Saying no to the status quo

Dear Research Advocate:

In President Trump’s State of the Union address on Tuesday, there was little mention of research or innovation, although he noted that Americans aren’t satisfied with the status quo; they “…fill the world with art and music. They push the bounds of science and discovery.”

The president talked passionately about challenges that require overcoming the status quo. He spoke of fighting the opioid epidemic and “helping get treatment for those in need.” Treatment is absolutely essential, as is research. The Patient-Centered Outcomes Research Institute (PCORI) is funding critically important research to inform prevention, intervention, alternative pain treatment and other pieces of this complex puzzle. But PCORI can’t do it alone. NIH, CDC, AHRQ, FDA and NSF are some of the key federal agencies fueling solutions. House “Labor-H” Chairman Tom Cole (R-OK) has asserted that more funding to address this crisis is in the offing. We have made the case to the Chairman that these agencies are already stretched thin, much less do they have resources to spare; we must invest in heightened action to achieve life-saving results.

The president also discussed the need for an infrastructure package to revitalize our nation’s roads, bridges, and other physical assets. Pushing the boundaries of science and discovery connects to this goal in two important ways. First, advanced infrastructure is grounded in R&D. In a data-rich release of a recent survey commissioned by Research!America, a strong majority of Americans (81%) say it is important for President Trump to assign a high priority to putting science, technology and engineering to work to strengthen our nation’s infrastructure.  

Second, R&D itself is infrastructure; it is the scaffolding that supports job-creating, prosperity-producing, innovation. Broad Institute President (and Research!America advocacy award past recipient) Eric Lander’s terrific opinion piece in The Boston Globe lays out the reasons we all should be uneasy about the status quo. Lander poses questions about U.S. R&D that, in their fundamentals, are equally applicable to our nation’s physical infrastructure: basically, can we live with the consequences of decline? Are we a nation determined to succeed and lead, or will we falter and fall behind?

Unlike infrastructure, the R&D questions are not receiving attention and debate by our elected representatives. This is especially concerning in light of a press release from China yesterday announcing plans to lead the world in science and innovation in the next 30 years. Today we sent a letter to House “CJS” Chairman Culberson (R-TX) and Ranking Member Serrano (D-NY) urging them to push for a deal to raise the caps and to allocate a proportional increase to the NSF budget.

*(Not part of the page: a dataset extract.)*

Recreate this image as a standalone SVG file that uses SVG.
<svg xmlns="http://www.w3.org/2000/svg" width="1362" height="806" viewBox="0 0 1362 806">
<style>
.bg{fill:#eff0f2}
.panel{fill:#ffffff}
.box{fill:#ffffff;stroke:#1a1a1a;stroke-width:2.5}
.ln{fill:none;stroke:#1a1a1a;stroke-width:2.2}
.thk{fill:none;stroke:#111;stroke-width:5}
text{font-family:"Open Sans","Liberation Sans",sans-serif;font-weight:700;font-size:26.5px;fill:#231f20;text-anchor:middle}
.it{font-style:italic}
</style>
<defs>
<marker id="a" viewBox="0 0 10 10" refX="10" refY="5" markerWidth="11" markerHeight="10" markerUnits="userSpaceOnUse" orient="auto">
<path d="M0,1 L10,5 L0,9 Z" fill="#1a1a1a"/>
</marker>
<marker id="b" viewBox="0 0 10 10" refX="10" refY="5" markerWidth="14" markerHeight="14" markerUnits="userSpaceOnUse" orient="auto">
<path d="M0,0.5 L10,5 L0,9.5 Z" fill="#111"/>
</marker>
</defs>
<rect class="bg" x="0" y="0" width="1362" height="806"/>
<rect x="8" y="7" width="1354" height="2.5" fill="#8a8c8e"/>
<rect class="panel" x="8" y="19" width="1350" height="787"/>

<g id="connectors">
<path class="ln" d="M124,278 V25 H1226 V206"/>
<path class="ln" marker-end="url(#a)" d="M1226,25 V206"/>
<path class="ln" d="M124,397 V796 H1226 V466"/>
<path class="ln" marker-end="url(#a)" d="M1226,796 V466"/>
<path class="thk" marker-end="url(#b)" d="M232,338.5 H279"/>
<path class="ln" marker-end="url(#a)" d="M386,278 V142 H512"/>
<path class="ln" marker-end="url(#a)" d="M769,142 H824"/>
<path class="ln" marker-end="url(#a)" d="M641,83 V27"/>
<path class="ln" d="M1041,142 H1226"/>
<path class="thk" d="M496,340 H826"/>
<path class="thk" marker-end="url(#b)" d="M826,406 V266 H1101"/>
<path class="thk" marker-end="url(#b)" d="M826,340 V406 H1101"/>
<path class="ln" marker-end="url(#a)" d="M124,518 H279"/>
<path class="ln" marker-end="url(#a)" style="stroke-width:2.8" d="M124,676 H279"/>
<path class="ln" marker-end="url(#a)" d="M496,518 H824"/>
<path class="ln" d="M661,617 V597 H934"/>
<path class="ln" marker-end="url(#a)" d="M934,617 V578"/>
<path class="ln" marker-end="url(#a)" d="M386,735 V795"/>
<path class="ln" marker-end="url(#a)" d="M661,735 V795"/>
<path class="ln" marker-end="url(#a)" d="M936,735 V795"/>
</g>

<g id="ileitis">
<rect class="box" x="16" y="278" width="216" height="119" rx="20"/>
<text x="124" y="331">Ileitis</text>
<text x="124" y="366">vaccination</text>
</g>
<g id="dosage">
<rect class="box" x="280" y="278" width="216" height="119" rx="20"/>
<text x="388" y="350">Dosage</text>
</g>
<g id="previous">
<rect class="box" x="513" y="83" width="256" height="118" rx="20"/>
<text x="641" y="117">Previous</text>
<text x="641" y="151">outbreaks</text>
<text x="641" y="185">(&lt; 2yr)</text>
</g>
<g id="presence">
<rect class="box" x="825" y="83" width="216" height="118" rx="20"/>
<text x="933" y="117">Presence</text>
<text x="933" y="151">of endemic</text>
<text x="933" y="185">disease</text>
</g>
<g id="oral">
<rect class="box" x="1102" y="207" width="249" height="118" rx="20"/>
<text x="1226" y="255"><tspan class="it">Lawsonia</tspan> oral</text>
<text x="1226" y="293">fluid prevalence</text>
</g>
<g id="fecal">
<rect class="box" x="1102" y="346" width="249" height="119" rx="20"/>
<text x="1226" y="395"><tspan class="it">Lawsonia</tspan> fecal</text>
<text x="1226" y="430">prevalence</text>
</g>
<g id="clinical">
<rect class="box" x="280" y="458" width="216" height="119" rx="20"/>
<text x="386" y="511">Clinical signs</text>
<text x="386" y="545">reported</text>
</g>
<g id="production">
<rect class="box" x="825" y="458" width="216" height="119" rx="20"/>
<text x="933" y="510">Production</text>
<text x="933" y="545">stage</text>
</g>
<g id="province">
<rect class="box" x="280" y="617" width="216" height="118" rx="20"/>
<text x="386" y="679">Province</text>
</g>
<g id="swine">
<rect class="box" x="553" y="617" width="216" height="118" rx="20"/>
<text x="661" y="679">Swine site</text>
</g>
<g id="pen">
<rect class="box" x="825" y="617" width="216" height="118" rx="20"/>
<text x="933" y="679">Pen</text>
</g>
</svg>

As I discussed during an interview on Hawaii Public Radio, every day the budget stays flat and the caps stay in place we squander potentially life-saving progress. That’s a compelling reason to keep at advocacy. Research!America is running a geo-targeted Facebook ad campaign and new social media graphics to make the case for a budget deal. Please retweet and share on your social media pages.

The current CR expires on 2/8, one week from now. The longer this drags on, the more tempting it is to stand down. Don’t do it. Not so long ago, advocates refused to give up on the 21st Century Cures Act (21st CC) as the odds of passage grew longer and longer and longer. Today, 21st CC isn’t a longshot, it’s a law. Do not give up on a budget deal: fight for it.

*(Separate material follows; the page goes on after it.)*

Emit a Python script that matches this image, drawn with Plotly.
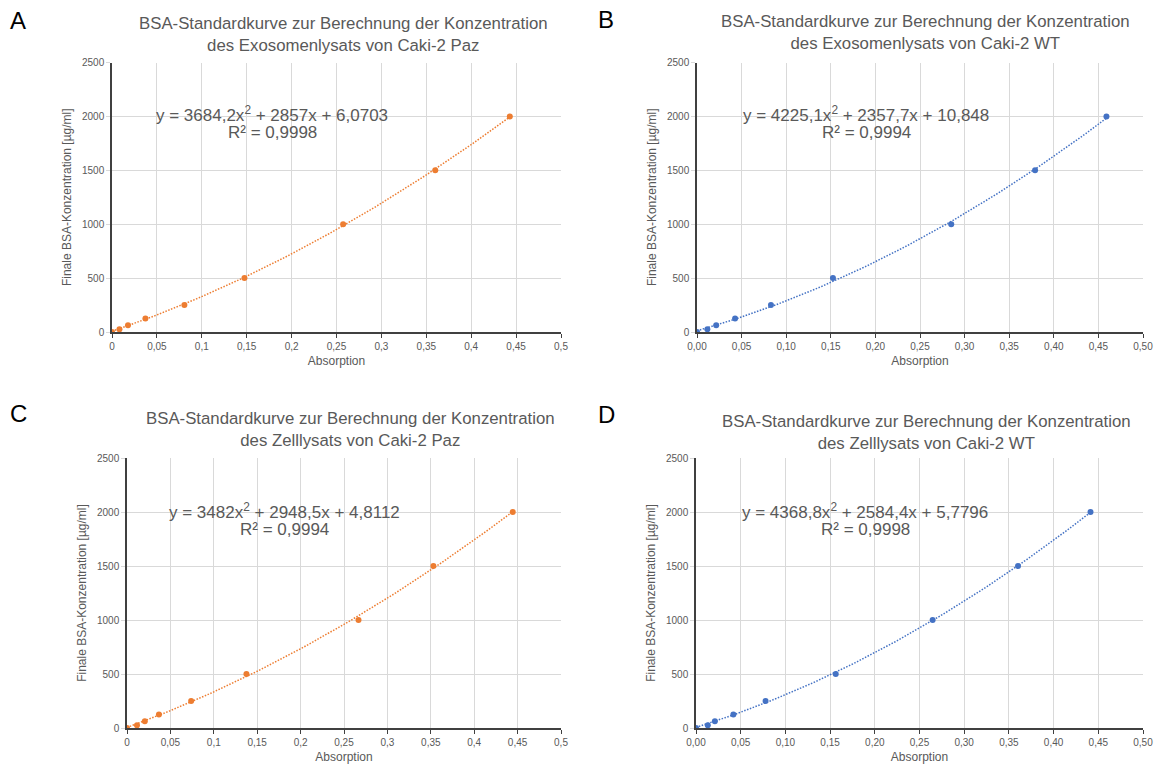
import numpy as np
import plotly.graph_objects as go

# BSA-Standards (µg/ml), gleich für alle vier Kurven
konz = [0, 25, 62.5, 125, 250, 500, 1000, 1500, 2000]

abs_exo_paz = [0, 0.0083, 0.0178, 0.0372, 0.0806, 0.1475, 0.2574, 0.360, 0.443]
abs_exo_wt = [0, 0.0116, 0.0215, 0.0427, 0.0829, 0.1524, 0.285, 0.379, 0.459]
abs_zell_paz = [0, 0.0115, 0.0205, 0.0368, 0.0739, 0.1376, 0.2667, 0.353, 0.4444]
abs_zell_wt = [0, 0.0132, 0.0211, 0.0418, 0.0778, 0.1563, 0.2647, 0.3602, 0.4413]

# Trendlinien-Koeffizienten (Polynom 2. Grades, aus Excel)
koef_exo_paz = [3684.2, 2857, 6.0703]
koef_exo_wt = [4225.1, 2357.7, 10.848]
koef_zell_paz = [3482, 2948.5, 4.8112]
koef_zell_wt = [4368.8, 2584.4, 5.7796]

gleichungen = [
    ("y = 3684,2x<sup>2</sup> + 2857x + 6,0703", "R² = 0,9998"),
    ("y = 4225,1x<sup>2</sup> + 2357,7x + 10,848", "R² = 0,9994"),
    ("y = 3482x<sup>2</sup> + 2948,5x + 4,8112", "R² = 0,9994"),
    ("y = 4368,8x<sup>2</sup> + 2584,4x + 5,7796", "R² = 0,9998"),
]

titel = [
    "BSA-Standardkurve zur Berechnung der Konzentration<br>des Exosomenlysats von Caki-2 Paz",
    "BSA-Standardkurve zur Berechnung der Konzentration<br>des Exosomenlysats von Caki-2 WT",
    "BSA-Standardkurve zur Berechnung der Konzentration<br>des Zelllysats von Caki-2 Paz",
    "BSA-Standardkurve zur Berechnung der Konzentration<br>des Zelllysats von Caki-2 WT",
]
buchstaben = ["A", "B", "C", "D"]

ORANGE = "#ED7D31"
BLAU = "#4472C4"
GRAU = "#595959"
W, H = 1158, 765

# Plotbereiche in Pixeln: links, rechts, oben, unten
bereiche = [
    (112, 561, 62.5, 332),
    (697, 1143, 62.5, 332),
    (127, 561, 458, 728),
    (696, 1143, 458, 728),
]
# Positionen der Texte in Pixeln
titel_pos = [(343, 35), (925, 33), (350, 429), (926, 432)]
buchst_pos = [(18, 20), (606, 19), (18, 413), (606, 415)]
gl_pos = [(272, 114, 132), (866, 114, 132), (284, 511, 529), (865, 511, 529)]

daten = [
    (abs_exo_paz, koef_exo_paz, ORANGE, ".2~f"),
    (abs_exo_wt, koef_exo_wt, BLAU, ".2f"),
    (abs_zell_paz, koef_zell_paz, ORANGE, ".2~f"),
    (abs_zell_wt, koef_zell_wt, BLAU, ".2f"),
]

px = lambda x: x / W
py = lambda y: 1 - y / H

fig = go.Figure()
ann = []
for i, (xs, koef, farbe, fmt) in enumerate(daten):
    n = "" if i == 0 else str(i + 1)
    xa, ya = "x" + n, "y" + n

    # Trendlinie von 0 bis zum letzten Messpunkt
    xt = np.linspace(0, max(xs), 100)
    fig.add_trace(go.Scatter(x=xt, y=np.polyval(koef, xt), mode="lines",
                             line=dict(color=farbe, width=1.5, dash="1.5px,1.5px"),
                             xaxis=xa, yaxis=ya, showlegend=False, hoverinfo="skip"))
    fig.add_trace(go.Scatter(x=xs, y=konz, mode="markers",
                             marker=dict(color=farbe, size=6),
                             xaxis=xa, yaxis=ya, showlegend=False))

    l, r, t, b = bereiche[i]
    fig.layout["xaxis" + n] = dict(
        domain=[px(l), px(r)], anchor=ya, range=[0, 0.5], dtick=0.05, tickformat=fmt,
        showgrid=True, gridcolor="#D9D9D9", gridwidth=1, zeroline=False,
        showline=True, linecolor="#404040", linewidth=1.5, automargin=False,
        ticks="outside", ticklen=4, tickcolor="#404040",
        tickfont=dict(size=10, color=GRAU),
        title=dict(text="Absorption", font=dict(size=12, color=GRAU), standoff=6),
    )
    fig.layout["yaxis" + n] = dict(
        domain=[py(b), py(t)], anchor=xa, range=[0, 2500], dtick=500, tickformat="d",
        showgrid=True, gridcolor="#D9D9D9", gridwidth=1, zeroline=False,
        showline=True, linecolor="#404040", linewidth=1.5, automargin=False,
        ticks="outside", ticklen=4, tickcolor="#D9D9D9",
        tickfont=dict(size=10, color=GRAU),
        title=dict(text="Finale BSA-Konzentration [µg/ml]", font=dict(size=12, color=GRAU), standoff=8),
    )

    tx, ty = titel_pos[i]
    ann.append(dict(text=titel[i], x=px(tx), y=py(ty), xref="paper", yref="paper",
                    xanchor="center", yanchor="middle",
                    showarrow=False, font=dict(size=16.8, color=GRAU)))
    bx, by = buchst_pos[i]
    ann.append(dict(text=buchstaben[i], x=px(bx), y=py(by), xref="paper", yref="paper",
                    xanchor="center", yanchor="middle",
                    showarrow=False, font=dict(size=24, color="black")))
    gx, gy1, gy2 = gl_pos[i]
    ann.append(dict(text=gleichungen[i][0], x=px(gx), y=py(gy1), xref="paper", yref="paper",
                    xanchor="center", yanchor="middle",
                    showarrow=False, font=dict(size=17, color=GRAU)))
    ann.append(dict(text=gleichungen[i][1], x=px(gx), y=py(gy2), xref="paper", yref="paper",
                    xanchor="center", yanchor="middle",
                    showarrow=False, font=dict(size=17, color=GRAU)))

fig.update_layout(
    width=W, height=H, margin=dict(l=0, r=0, t=0, b=0),
    paper_bgcolor="white", plot_bgcolor="white",
    separators=",.",
    font=dict(family="Liberation Sans, Arial, sans-serif", color=GRAU),
    annotations=ann,
)

# Standard-Rand der Seite entfernen, damit die Grafik bei (0,0) beginnt
fig.write_html("out.html", config={"displayModeBar": False},
               post_script="document.body.style.margin='0';")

I hope you will join us on March 14 in Washington, D.C. for our annual meeting and Advocacy Awards Dinner. We have an evening filled with remarkable awardees. I am thrilled to announce that Senator Susan Collins (R-ME) will receive the Edwin C. Whitehead Award for her steadfast commitment to leveraging research against Alzheimer’s disease and other deadly and debilitating health threats.  

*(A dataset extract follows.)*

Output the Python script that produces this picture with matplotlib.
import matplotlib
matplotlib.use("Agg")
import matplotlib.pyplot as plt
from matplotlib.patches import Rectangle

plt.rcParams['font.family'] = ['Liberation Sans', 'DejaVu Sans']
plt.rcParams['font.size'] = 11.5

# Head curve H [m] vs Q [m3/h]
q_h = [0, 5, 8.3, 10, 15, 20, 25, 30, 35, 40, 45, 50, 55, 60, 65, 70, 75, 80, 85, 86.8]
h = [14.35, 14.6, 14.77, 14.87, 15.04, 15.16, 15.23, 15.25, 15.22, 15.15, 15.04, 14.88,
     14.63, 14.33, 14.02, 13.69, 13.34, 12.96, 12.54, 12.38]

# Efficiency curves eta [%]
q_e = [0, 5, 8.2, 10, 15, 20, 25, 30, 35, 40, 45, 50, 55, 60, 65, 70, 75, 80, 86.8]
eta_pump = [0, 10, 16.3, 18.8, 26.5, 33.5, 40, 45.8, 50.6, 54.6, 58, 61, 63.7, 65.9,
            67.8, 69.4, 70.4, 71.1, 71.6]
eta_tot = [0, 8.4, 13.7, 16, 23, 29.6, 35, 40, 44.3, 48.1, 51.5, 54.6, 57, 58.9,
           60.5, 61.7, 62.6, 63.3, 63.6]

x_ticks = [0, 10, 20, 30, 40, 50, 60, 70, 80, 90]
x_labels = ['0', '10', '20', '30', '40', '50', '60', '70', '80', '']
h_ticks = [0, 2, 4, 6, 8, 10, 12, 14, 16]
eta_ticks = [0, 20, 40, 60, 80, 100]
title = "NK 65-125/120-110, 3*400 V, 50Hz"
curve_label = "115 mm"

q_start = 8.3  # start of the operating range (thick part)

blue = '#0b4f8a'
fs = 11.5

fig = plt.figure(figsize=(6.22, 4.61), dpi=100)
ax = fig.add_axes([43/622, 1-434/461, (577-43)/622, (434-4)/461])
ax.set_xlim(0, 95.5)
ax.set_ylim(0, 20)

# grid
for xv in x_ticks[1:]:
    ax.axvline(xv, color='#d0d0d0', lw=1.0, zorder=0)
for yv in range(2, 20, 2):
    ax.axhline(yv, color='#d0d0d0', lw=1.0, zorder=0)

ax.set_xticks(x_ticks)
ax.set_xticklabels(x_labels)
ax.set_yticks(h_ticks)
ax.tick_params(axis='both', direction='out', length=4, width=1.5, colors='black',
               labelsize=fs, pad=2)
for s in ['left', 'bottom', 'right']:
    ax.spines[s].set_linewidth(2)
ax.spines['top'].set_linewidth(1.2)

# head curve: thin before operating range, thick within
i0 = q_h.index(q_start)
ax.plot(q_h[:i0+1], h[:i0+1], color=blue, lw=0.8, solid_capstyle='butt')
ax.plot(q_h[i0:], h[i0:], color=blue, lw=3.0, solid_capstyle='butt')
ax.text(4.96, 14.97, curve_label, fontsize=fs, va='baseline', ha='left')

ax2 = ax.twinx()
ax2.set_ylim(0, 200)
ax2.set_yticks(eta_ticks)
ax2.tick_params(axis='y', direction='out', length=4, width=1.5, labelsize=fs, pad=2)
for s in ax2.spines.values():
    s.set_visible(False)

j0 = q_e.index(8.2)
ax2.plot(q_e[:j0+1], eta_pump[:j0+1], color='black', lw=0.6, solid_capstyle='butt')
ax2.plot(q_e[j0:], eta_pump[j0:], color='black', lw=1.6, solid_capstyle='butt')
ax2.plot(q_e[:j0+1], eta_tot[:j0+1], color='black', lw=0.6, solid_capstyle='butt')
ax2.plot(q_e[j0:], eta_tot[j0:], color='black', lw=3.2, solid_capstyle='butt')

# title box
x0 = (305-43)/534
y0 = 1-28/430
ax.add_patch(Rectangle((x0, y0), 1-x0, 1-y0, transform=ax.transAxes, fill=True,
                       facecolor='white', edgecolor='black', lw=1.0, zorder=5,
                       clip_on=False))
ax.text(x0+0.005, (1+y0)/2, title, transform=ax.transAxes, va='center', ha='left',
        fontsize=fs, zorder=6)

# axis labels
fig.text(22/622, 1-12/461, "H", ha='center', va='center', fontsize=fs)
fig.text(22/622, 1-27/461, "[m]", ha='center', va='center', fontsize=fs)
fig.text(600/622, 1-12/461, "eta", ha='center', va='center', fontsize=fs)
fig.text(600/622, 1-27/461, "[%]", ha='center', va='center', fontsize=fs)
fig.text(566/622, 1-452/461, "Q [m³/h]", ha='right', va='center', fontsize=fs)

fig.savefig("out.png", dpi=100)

During the dinner, we will also present the Isadore Rosenfeld Award for Impact on Public Opinion, named in honor of Dr. Rosenfeld, Emeritus Director and a founding board member of Research!America. Dr. Rosenfeld, a world-renowned cardiologist, died this week. As “America’s Doctor,” Isadore influenced countless physicians to treat patients with empathy and compassion, and spoke our forcefully about the value of biomedical, prevention and other crucial research to patients, the public broadly  and to public decision makers. His many fans remember him warmly and salute his legacy.